The Risk of Visa Denial
The flip side is that immigration pathways are subject to political winds. The U.S. H-1B visa lottery in 2024 had a 24.8% selection rate for the 85,000 annual cap, meaning three out of four applicants were denied. A student who pays $240,000 for a U.S. degree and then fails to secure a work visa faces a forced return home, often with a degree that local employers undervalue. The domestic track has no such risk. The choice is between a high-risk, high-reward international path and a low-risk, moderate-reward domestic path.
The Psychological Contract: Identity and Belonging
The final dimension is perhaps the most personal: identity formation. A domestic university education reinforces a student’s existing cultural identity. You study in your native language, celebrate familiar holidays, and navigate social codes you have internalized since childhood. This stability can be a powerful foundation for academic achievement and personal growth.
An international education, by contrast, forces a bicultural identity. You learn to code-switch between your home culture and the host culture. You develop a tolerance for ambiguity that domestic students rarely need. A 2021 longitudinal study by the Harvard Graduate School of Education found that students who studied abroad for at least one academic year scored 12% higher on measures of “intercultural effectiveness” than their peers who stayed home. This skill is increasingly valued in globalized industries, but it comes at a cost: you may never feel fully at home in either culture. The domestic graduate knows exactly who they are; the international graduate knows how to be many people.
FAQ
Q1: Is it worth giving up a top 10 domestic university for a non-Ivy US university ranked around 50th globally?

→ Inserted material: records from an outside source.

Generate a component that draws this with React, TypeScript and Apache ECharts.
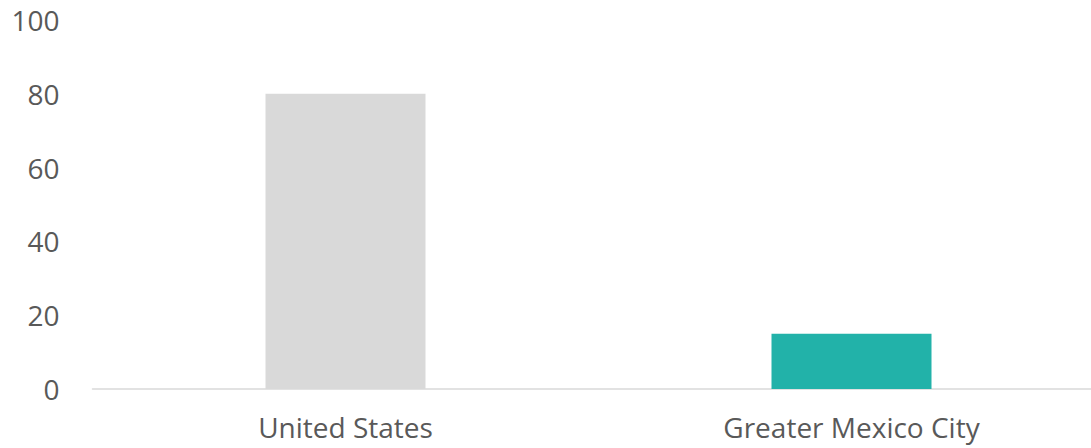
import React, { useEffect, useRef } from "react";
import * as echarts from "echarts";

const categories = ["United States", "Greater Mexico City"];
const values = [80, 15];
const barColors = ["#D9D9D9", "#22B2A9"];
const yTicks = { min: 0, max: 100, interval: 20 };

export default function App() {
  const ref = useRef<HTMLDivElement>(null);
  useEffect(() => {
    if (!ref.current) return;
    const chart = echarts.init(ref.current, undefined, { renderer: "svg" });
    chart.setOption({
      animation: false,
      grid: { left: 92.5, right: 5.5, top: 20, bottom: 59, containLabel: false },
      xAxis: {
        type: "category",
        data: categories,
        axisLine: { lineStyle: { color: "#D9D9D9", width: 1.5 } },
        axisTick: { show: false },
        axisLabel: {
          color: "#595959",
          fontSize: 28,
          lineHeight: 28,
          fontFamily: "Open Sans",
          margin: 24,
        },
      },
      yAxis: {
        type: "value",
        min: yTicks.min,
        max: yTicks.max,
        interval: yTicks.interval,
        splitLine: { show: false },
        axisLine: { show: false },
        axisTick: { show: false },
        axisLabel: {
          color: "#595959",
          fontSize: 28,
          fontFamily: "Open Sans",
          margin: 33,
        },
      },
      series: [
        {
          type: "bar",
          barWidth: 160,
          data: values.map((v, i) => ({ value: v, itemStyle: { color: barColors[i] } })),
        },
      ],
    });
    return () => chart.dispose();
  }, []);
  return (
    <div style={{ position: "fixed", left: 0, top: 0, width: 1091, height: 448, overflow: "hidden", background: "#fff" }}>
      <div ref={ref} style={{ width: 1110, height: 448 }} />
    </div>
  );
}
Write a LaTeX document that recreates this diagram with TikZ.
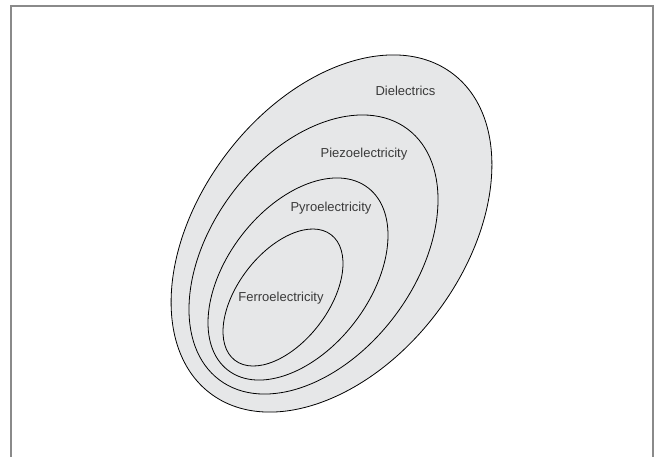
\documentclass[tikz,border=0pt]{standalone}
\usepackage{fontspec}
\setmainfont{Liberation Sans}
\definecolor{fillgray}{HTML}{E6E7E8}
\definecolor{framegray}{HTML}{8A8A8A}
\definecolor{textgray}{HTML}{3A3A3A}
\tikzset{
  set/.style={draw=black, line width=0.8pt},
  outerset/.style={set, fill=fillgray},
  setlabel/.style={text=textgray, font=\fontsize{13}{15}\selectfont, inner sep=0pt},
}
\begin{document}
\begin{tikzpicture}[x=1pt,y=-1pt]
\useasboundingbox (0,0) rectangle (656,456);
\clip (0,0) rectangle (656,456);
\fill[white] (0,0) rectangle (656,456);
\draw[framegray, line width=1.5pt] (11,470) -- (11,6) -- (653,6) -- (653,470);
\draw[outerset, shift={(331.5,233.5)}, rotate=52.8] (0,0) ellipse [x radius=200.6, y radius=131.8];
\draw[set, shift={(313.5,254.5)}, rotate=53.1] (0,0) ellipse [x radius=156.8, y radius=101.9];
\draw[set, shift={(298,279)}, rotate=52.5] (0,0) ellipse [x radius=115, y radius=71.3];
\draw[set, shift={(283,297.5)}, rotate=52.5] (0,0) ellipse [x radius=79.1, y radius=45.1];
\node[setlabel] (diel) at (405.5,91) {Dielectrics};
\node[setlabel] (piezo) at (364,154) {Piezoelectricity};
\node[setlabel] (pyro) at (331,208) {Pyroelectricity};
\node[setlabel] (ferro) at (281,298.5) {Ferroelectricity};
\end{tikzpicture}
\end{document}
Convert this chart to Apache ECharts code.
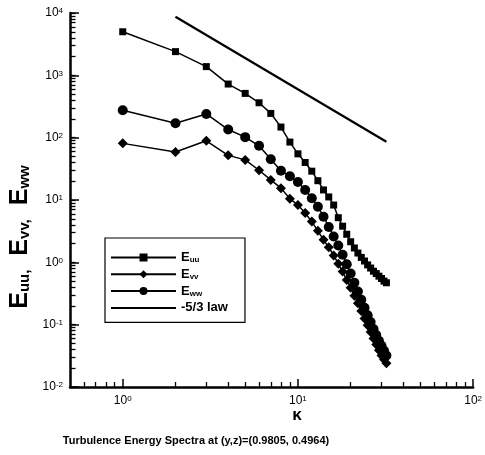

It depends on your target industry and immigration goals. If you intend to work in multinational finance, tech, or academia in the U.S. or Europe, the international degree often provides better access to internships and OPT work authorization. However, if your goal is a career in your home country’s civil service or a traditional family business, the domestic brand will likely carry more weight. Data from QS 2024 shows that employers in East Asia rank domestic elite universities higher than mid-tier U.S. schools for local roles. The breakeven salary premium for the international degree is typically around 30–40% higher than what you would earn domestically, sustained over at least 8 years.
Q2: How long does it take to recover the cost difference between a domestic and international degree?
The average cost difference between a four-year domestic elite program and a four-year U.S. private program is approximately $200,000 (based on College Board 2023 data). Assuming you secure a job in a high-wage country like the U.S. or Switzerland, where starting salaries for engineering or finance graduates average $75,000–$95,000, and you save 20% of your income after tax, the financial breakeven point is typically 9 to 14 years. This timeline shortens significantly if you work in a city with no income tax (e.g., Dubai, Hong Kong) or if you receive a scholarship. Without a high-paying international job, the investment may never break even.
Q3: Do employers in China and Japan penalize students who studied abroad instead of attending a domestic elite university?
Yes, but only in specific sectors. A 2022 survey by the Chinese Ministry of Education’s National Center for Schooling Development found that 67% of state-owned enterprises in China preferred domestic university graduates for management trainee programs, citing “cultural fit” and “local network depth.” However, the same survey found that 82% of private tech companies and foreign-invested enterprises had no such preference, and 45% actively sought international graduates for roles requiring English and cross-cultural skills. In Japan, the situation is similar: traditional sogo shosha (trading companies) still heavily favor domestic elite graduates, while startups and global firms value international experience. The penalty is real but industry-specific.
References
- OECD. (2023). Education at a Glance 2023: OECD Indicators. Organisation for Economic Co-operation and Development.
- Institute of International Education. (2023). Open Doors Report on International Educational Exchange.
- College Board. (2023). Trends in College Pricing and Student Aid 2023.
- Georgetown University Center on Education and the Workforce. (2022). The College Payoff: More Education Doesn’t Always Mean More Earnings.
- Immigration, Refugees and Citizenship Canada (IRCC). (2023). Canada’s International Student Program: Data and Analysis.